Terence Malick’s latest film depicts the true story of Austrian conscientious objector Franz Jägerstätter, who refuses to declare an oath of allegiance to Hitler and fight for the Nazis. A heart-wrenching tale of sacrifice and heroism in the face of insurmountable odds and detestable evil, the film displays brief glimpses of brilliance.
Jörg Widmer’s cinematography does much to salvage A Hidden Life and prevents its star rating from plummeting any lower. The luscious green hills of the Austrian countryside are captured beautifully with a Blakean reverence for nature. At times, Widmer’s talent is very effectively employed. One particularly outstanding shot of the Alps is accompanied by the tune of roaring planes from German bombers; Hitler’s fascist war machine ominously hangs over Franz and those he holds dear, corrupting the idyllic landscape.

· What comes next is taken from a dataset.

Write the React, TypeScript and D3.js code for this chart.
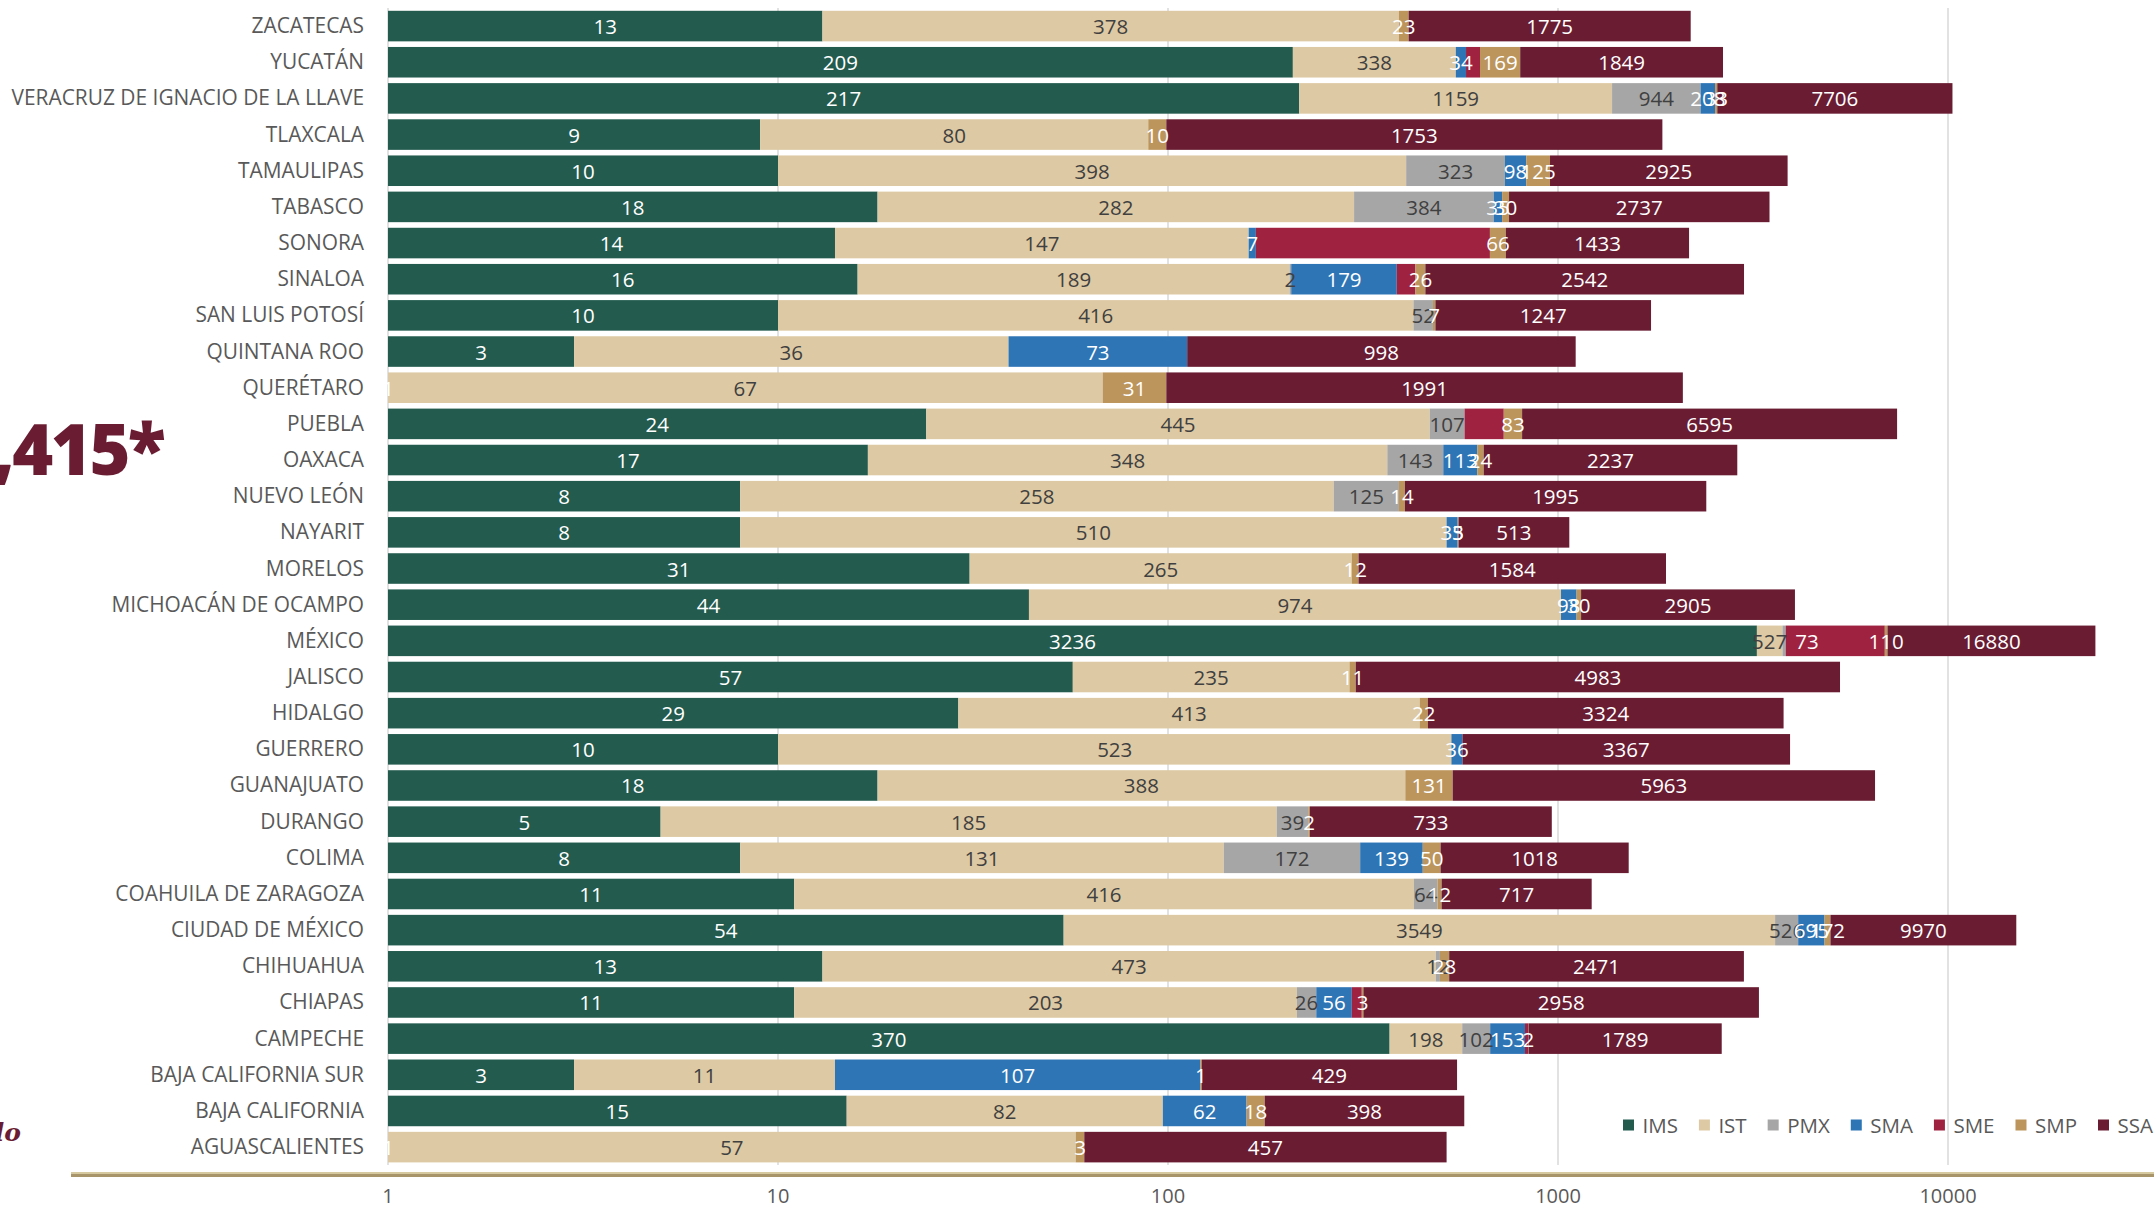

This sounds like the makings of a truly moving and powerful film. Which is precisely why Malick’s execution is infuriating. All the elements are there: precise filming, actors capable of stirring performances and fantastic sound design placed alongside a heart wrenching score. It is thus frustratingly disappointing that the sum of all these individual parts has become bloated and lacks any real impact.
The immaculate setting of scene and conflict seem to have led Malick into self-indulgence where he has subsequently forgotten to produce a film that carries more than just aesthetics. It is arguably impressive that he has managed to numb the potential effects of Widmer’s outstanding cinematography by drawing out shots to the point of contrivance. The first time we see the Alps shrouded in mist they are a sublimic backdrop to a tragic story, yet after repeated employment of this technique, such moments lose their poignancy. There is no need for A Hidden Life to stretch to almost three hours long, which has resulted in repetition over emotional impact.
For a story about a man staring death in the face as he defies one of the most powerful military forces in human history, there is a distinct lack of tension. Of course, there is no need for the film to be warped into a form of action film or thriller; a slow pace could have indeed been effective if handled correctly, but unfortunately the opposite is true. One painful example of this comes from a poorly executed employment of pathetic fallacy. Dark clouds swarm around the skies of the village as Malick’s clunky assembly of the sequence renders it entirely inauthentic, with the camera remaining too long fixated on poorly directed actors. All that is missing is for the protagonist to narrate to us once again and announce: “hey, bad stuff is gonna happen!”.
A Hidden Life is not an awful film. It may well be worth seeing purely for certain standout moments, yet it rightly deserves criticism for falling so far short of the masterpiece it could have been.